Llegaron a Puebla de madrugada. Habían pensado dormir un rato en el refugio de Milagros antes de presentarse a la Casa de la Estrella, pero el camino a uno pasaba por la otra y los caminos del corazón sólo se reconocen andándolos. Aún no había luz natural, un destello del farol callejero se marchitaba contra los balcones de su casa. Emilia Sauri imaginó a sus padres durmiendo tras los oscuros. Abrazados como los había visto dormir desde niña, como seguían durmiendo aunque les amaneciera torcidos.

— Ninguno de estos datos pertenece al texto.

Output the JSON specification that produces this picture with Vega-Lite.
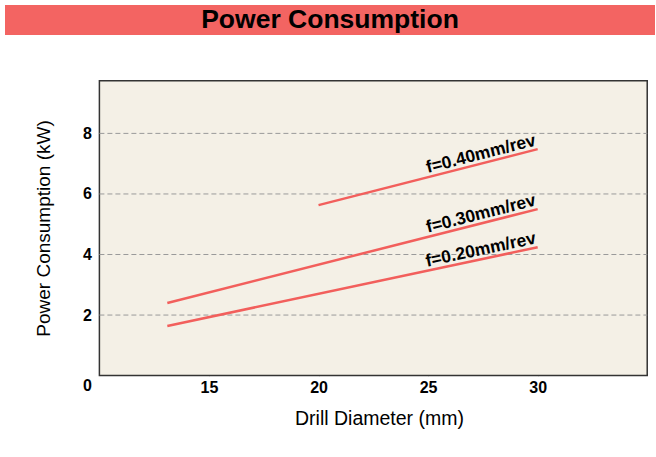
{
  "$schema": "https://vega.github.io/schema/vega-lite/v6.json",
  "padding": {"left": 5, "top": 5, "right": 0, "bottom": 0},
  "background": "white",
  "spacing": 0,
  "config": {
    "view": {"stroke": null},
    "axis": {
      "domain": false, "grid": false,
      "tickSize": -10, "tickColor": "#333333", "tickWidth": 1.5,
      "labelFont": "Liberation Sans", "labelFontSize": 16, "labelFontWeight": "bold", "labelColor": "#000000",
      "titleFont": "Liberation Sans", "titleFontSize": 19, "titleFontWeight": "normal", "titleColor": "#000000",
      "zindex": 1
    }
  },
  "datasets": {
    "lines": [
      {"f": "f=0.40mm/rev", "d": 20, "p": 5.63},
      {"f": "f=0.40mm/rev", "d": 30, "p": 7.48},
      {"f": "f=0.30mm/rev", "d": 13.1, "p": 2.40},
      {"f": "f=0.30mm/rev", "d": 30, "p": 5.50},
      {"f": "f=0.20mm/rev", "d": 13.1, "p": 1.64},
      {"f": "f=0.20mm/rev", "d": 30, "p": 4.24}
    ],
    "grid": [{"v": 2}, {"v": 4}, {"v": 6}, {"v": 8}],
    "header": [{"title": "Power Consumption"}]
  },
  "vconcat": [
    {
      "width": 650, "height": 30,
      "view": {"fill": "#F36462", "stroke": null},
      "data": {"name": "header"},
      "mark": {"type": "text", "font": "Liberation Sans", "fontWeight": "bold", "fontSize": 26.5, "color": "#000000", "align": "center", "baseline": "middle"},
      "encoding": {"text": {"field": "title"}}
    },
    {
      "width": 650, "height": 420,
      "view": {"stroke": null},
      "layer": [
        {
          "data": {"values": [{}]},
          "mark": {"type": "rect", "fill": "#F4F0E6", "stroke": "#333333", "strokeWidth": 1.5},
          "encoding": {
            "x": {"datum": 10, "type": "quantitative", "title": "Drill Diameter (mm)"},
            "x2": {"datum": 35},
            "y": {"datum": 0, "type": "quantitative", "title": "Power Consumption (kW)"},
            "y2": {"datum": 9.74}
          }
        },
        {
          "data": {"name": "grid"},
          "mark": {"type": "rule", "stroke": "#9a9a9a", "strokeDash": [5, 3], "strokeWidth": 1},
          "encoding": {
            "y": {"field": "v", "type": "quantitative", "title": "Power Consumption (kW)"},
            "x": {"datum": 10, "type": "quantitative", "title": "Drill Diameter (mm)"},
            "x2": {"datum": 35}
          }
        },
        {
          "data": {"name": "lines"},
          "mark": {"type": "line", "color": "#F25F5C", "strokeWidth": 2.5},
          "encoding": {
            "x": {"field": "d", "type": "quantitative", "title": "Drill Diameter (mm)",
              "scale": {"domain": [5.692, 35.355], "nice": false, "zero": false},
              "axis": {"values": [15, 20, 25, 30], "offset": -79.4, "titlePadding": 14, "labelPadding": 14,
                "titleFontSize": 19.5, "titleX": 374, "titleAlign": "center"}},
            "y": {"field": "p", "type": "quantitative", "title": "Power Consumption (kW)",
              "scale": {"domain": [-2.622, 11.25], "nice": false, "zero": false},
              "axis": {"values": [0, 2, 4, 6, 8], "offset": -94.4, "titlePadding": 29, "labelPadding": 18,
                "titleY": 193, "titleAlign": "center",
                "tickOpacity": {"condition": {"test": "datum.value === 0", "value": 0}, "value": 1},
                "labelOffset": {"condition": {"test": "datum.value === 0", "value": 10}, "value": 0}}},
            "detail": {"field": "f"}
          }
        },
        {
          "data": {"name": "lines"},
          "transform": [{"filter": "datum.f === 'f=0.40mm/rev' && datum.d === 30"}],
          "mark": {"type": "text", "angle": 345.66, "align": "right", "baseline": "alphabetic", "dy": -4, "font": "Liberation Sans", "fontWeight": "bold", "fontSize": 17.5, "color": "#000000"},
          "encoding": {
            "x": {"field": "d", "type": "quantitative", "title": "Drill Diameter (mm)"},
            "y": {"field": "p", "type": "quantitative", "title": "Power Consumption (kW)"},
            "text": {"field": "f"}
          }
        },
        {
          "data": {"name": "lines"},
          "transform": [{"filter": "datum.f === 'f=0.30mm/rev' && datum.d === 30"}],
          "mark": {"type": "text", "angle": 345.77, "align": "right", "baseline": "alphabetic", "dy": -4, "font": "Liberation Sans", "fontWeight": "bold", "fontSize": 17.5, "color": "#000000"},
          "encoding": {
            "x": {"field": "d", "type": "quantitative", "title": "Drill Diameter (mm)"},
            "y": {"field": "p", "type": "quantitative", "title": "Power Consumption (kW)"},
            "text": {"field": "f"}
          }
        },
        {
          "data": {"name": "lines"},
          "transform": [{"filter": "datum.f === 'f=0.20mm/rev' && datum.d === 30"}],
          "mark": {"type": "text", "angle": 348.0, "align": "right", "baseline": "alphabetic", "dy": -4, "font": "Liberation Sans", "fontWeight": "bold", "fontSize": 17.5, "color": "#000000"},
          "encoding": {
            "x": {"field": "d", "type": "quantitative", "title": "Drill Diameter (mm)"},
            "y": {"field": "p", "type": "quantitative", "title": "Power Consumption (kW)"},
            "text": {"field": "f"}
          }
        }
      ]
    }
  ]
}
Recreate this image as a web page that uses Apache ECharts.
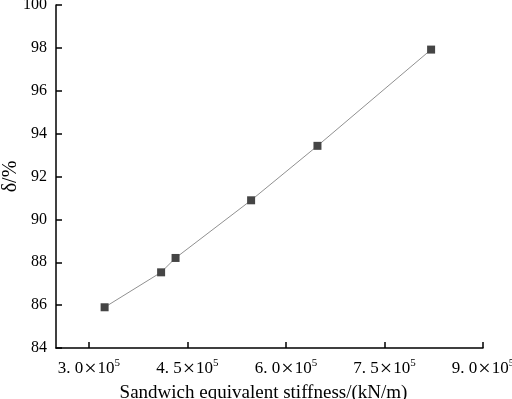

Imaginó la tersura del edredón sobre su cama, la madera brillante de los pisos, la paz acurrucándose sobre los sillones de la estancia, el olor desatado del café en las mañanas, el ruidero temprano de los pájaros, las horas demorándose entre los frascos de la botica y los sueños viajeros de su padre, el sosiego de anochecer mojando en leche un pan de su madre. Corrió a tocar a la puerta. No le importaron ni las razones en contra ni la prudencia que Daniel creía necesaria. Se fue sobre el aldabón y lo golpeó como sólo su tía Milagros era capaz de hacerlo.

Josefa saltó de la cama con el primer sonido que rozó la condición alerta de sus oídos, oyó a Diego protestar contra los modos y los horarios de Milagros, mientras ella buscaba en la oscuridad las mangas por las que entrar en la bata. Cruzó el corredor humedecido por la penumbra del amanecer y bajó las escaleras brincando.

– ¿Emilia? -preguntó antes de abrir. Porque ¿quién sino Emilia podría haberle echado a rodar el corazón por el cuerpo?